MTR will slash the length of East Rail Line trains from 12 to nine carriages while maintaining the more expensive first class carriage on the train, citing difficulties in fitting 12-car trains into the Hong Kong Island rail system, ahead of the line extension across Victoria Harbour to Admiralty.
MTR says the new nine-car trains will be an improvement for passengers, with “wider body and newly designed interior”, but avoids questions on the exact dimensions of the new carriages or how many passengers they could hold. According to MTR, the trains will maintain a first class carriage, meaning the more expensive first class carriage now takes up 11%, rather than 8% of the train capacity. First class is effectively more than double the fare of standard class, with the additional fare premium at HK$43 for Hung Hom to Lok Ma Chau journey, on top of the $39 standard Octopus fare.

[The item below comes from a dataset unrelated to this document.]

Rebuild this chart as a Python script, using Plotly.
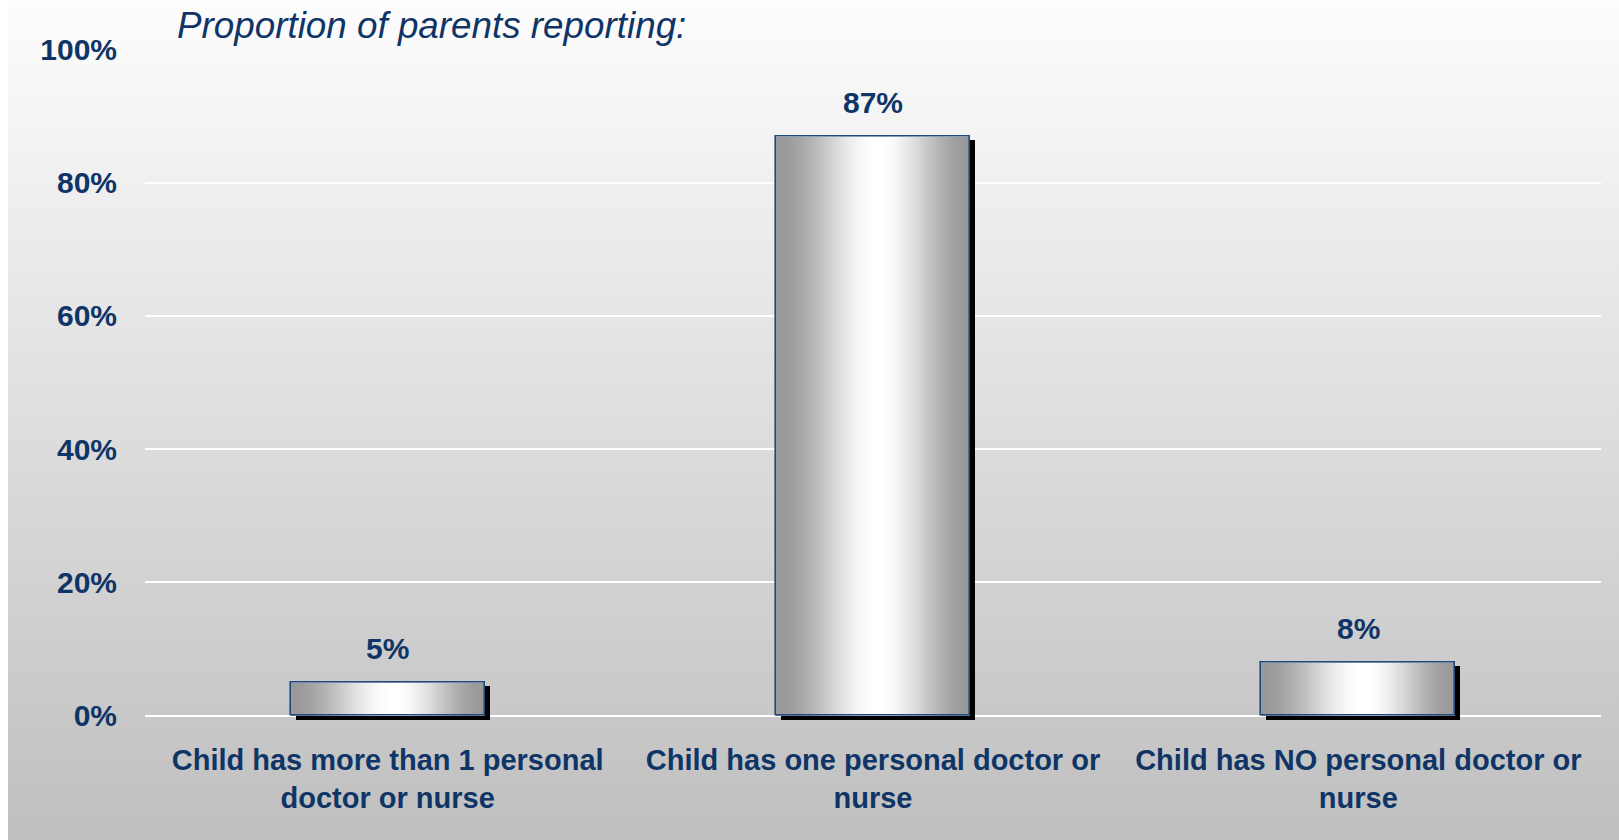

Against concerns of overcrowding, the firm says signalling improvements, which are almost complete, should allow East Rail Line train frequency to increase to around two minutes, giving the line a similar carrying capacity to its 12-car operation. A transit insider confirms this, and says the new signalling system should allow as many as 30 nine-car trains per hour, if not more, against 24 of the 12-car trains per hour at present.
However, as far back as 2014, lawmaker Starry Lee Wai-king raised the issue of overcrowding on the line, citing a Transport Department paper which found each passenger had barely 2.7 sq ft of space at rush hour. In response to Lee’s questioning in the Legislative Council, then-Secretary for Transport and Housing Anthony Cheung Bing-leung said the government estimated around 20% of the passengers on the section between Tai Wai and Kowloon Tong would divert to the new Shatin-Central Link, alleviating congestion. MTR confirms this today, saying some East Rail passengers are expected to start using the new Tuen Ma Line for that stretch.
This may be little comfort to East Rail Line passengers, who say the congestion problem is not limited to the Tai Wai-Kowloon Tong stretch. Southbound trains are, according to one passenger, often already full on arrival from border stations at peak hours, with standing in the more expensive First Class carriage the only available option to board.